Having grown out of the earlier religious forms of worship of the family gods into the tribal reverence for Mars, the god of war, it was natural that the later religion of the Latins was more of a political observance than were the intellectual systems of the Greeks and Brahmans or the more spiritual religions of several other peoples.
In the great monotheistic renaissance of Melchizedek’s gospel during the sixth century before Christ, too few of the Salem missionaries penetrated Italy, and those who did were unable to overcome the influence of the rapidly spreading Etruscan priesthood with its new galaxy of gods and temples, all of which became organized into the Roman state religion. This religion of the Latin tribes was not trivial and venal like that of the Greeks, neither was it austere and tyrannical like that of the Hebrews; it consisted for the most part in the observance of mere forms, vows, and taboos.
Roman religion was greatly influenced by extensive cultural importations from Greece. Eventually most of the Olympian gods were transplanted and incorporated into the Latin pantheon. The Greeks long worshiped the fire of the family hearth—Hestia was the virgin goddess of the hearth; Vesta was the Roman goddess of the home. Zeus became Jupiter; Aphrodite, Venus; and so on down through the many Olympian deities.
The religious initiation of Roman youths was the occasion of their solemn consecration to the service of the state. Oaths and admissions to citizenship were in reality religious ceremonies. The Latin peoples maintained temples, altars, and shrines and, in a crisis, would consult the oracles. They preserved the bones of heroes and later on those of the Christian saints.
This formal and unemotional form of pseudoreligious patriotism was doomed to collapse, even as the highly intellectual and artistic worship of the Greeks had gone down before the fervid and deeply emotional worship of the mystery cults. The greatest of these devastating cults was the mystery religion of the Mother of God sect, which had its headquarters, in those days, on the exact site of the present church of St. Peter’s in Rome.
The emerging Roman state conquered politically but was in turn conquered by the cults, rituals, mysteries, and god concepts of Egypt, Greece, and the Levant. These imported cults continued to flourish throughout the Roman state up to the time of Augustus, who, purely for political and civic reasons, made a heroic and somewhat successful effort to destroy the mysteries and revive the older political religion.
One of the priests of the state religion told Augustus of the earlier attempts of the Salem teachers to spread the doctrine of one God, a final Deity presiding over all supernatural beings; and this idea took such a firm hold on the emperor that he built many temples, stocked them well with beautiful images, reorganized the state priesthood, re-established the state religion, appointed himself acting high priest of all, and as emperor did not hesitate to proclaim himself the supreme god.
This new religion of Augustus worship flourished and was observed throughout the empire during his lifetime except in Palestine, the home of the Jews. And this era of the human gods continued until the official Roman cult had a roster of more than twoscore self-elevated human deities, all claiming miraculous births and other superhuman attributes.

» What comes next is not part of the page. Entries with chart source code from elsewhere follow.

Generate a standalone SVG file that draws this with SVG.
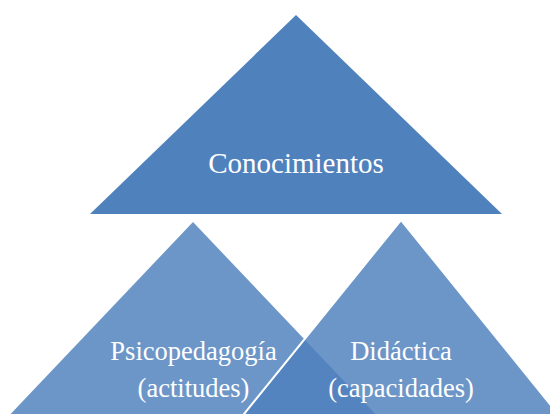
<svg xmlns="http://www.w3.org/2000/svg" width="550" height="414" viewBox="0 0 550 414">
  <style>
    .top { fill: #4F81BD; }
    .low { fill: #4F81BD; fill-opacity: 0.83; }
    .edge { stroke: #FFFFFF; stroke-width: 2; stroke-linejoin: miter; }
    .lbl { fill: #FFFFFF; text-anchor: middle; }
  </style>
  <rect width="550" height="414" fill="#FFFFFF"/>
  <g id="conocimientos">
    <polygon class="top" points="296,15 502,214 90,214"/>
    <text class="lbl" font-family="Liberation Serif, DejaVu Serif, serif" x="296" y="173" font-size="29">Conocimientos</text>
  </g>
  <g id="psicopedagogia">
    <polygon class="low" points="193,222 440,482 -54,482"/>
    <text class="lbl" font-family="Liberation Serif, DejaVu Serif, serif" x="193.5" y="360" font-size="26.5">Psicopedagogía</text>
    <text class="lbl" font-family="Liberation Serif, DejaVu Serif, serif" x="193.5" y="397" font-size="26.5">(actitudes)</text>
  </g>
  <g id="didactica">
    <polygon class="low edge" points="401,220 613,482 189,482"/>
    <text class="lbl" font-family="Liberation Serif, DejaVu Serif, serif" x="401" y="360" font-size="26.5">Didáctica</text>
    <text class="lbl" font-family="Liberation Serif, DejaVu Serif, serif" x="401" y="397" font-size="26.5">(capacidades)</text>
  </g>
</svg>
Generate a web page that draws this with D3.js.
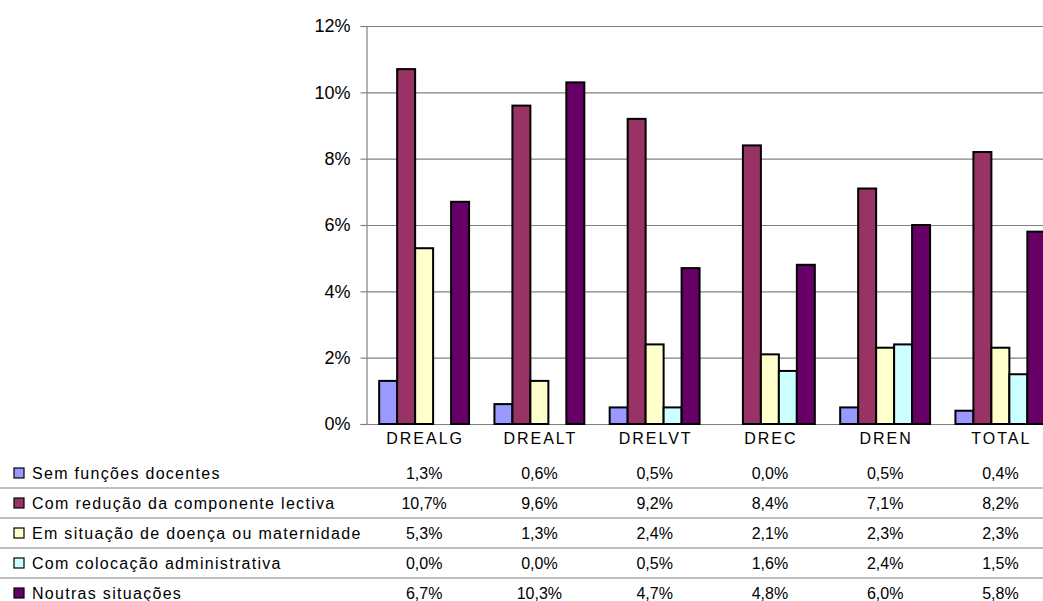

The last stand of the dwindling band of Salem believers was made by an earnest group of preachers, the Cynics, who exhorted the Romans to abandon their wild and senseless religious rituals and return to a form of worship embodying Melchizedek’s gospel as it had been modified and contaminated through contact with the philosophy of the Greeks. But the people at large rejected the Cynics; they preferred to plunge into the rituals of the mysteries, which not only offered hopes of personal salvation but also gratified the desire for diversion, excitement, and entertainment.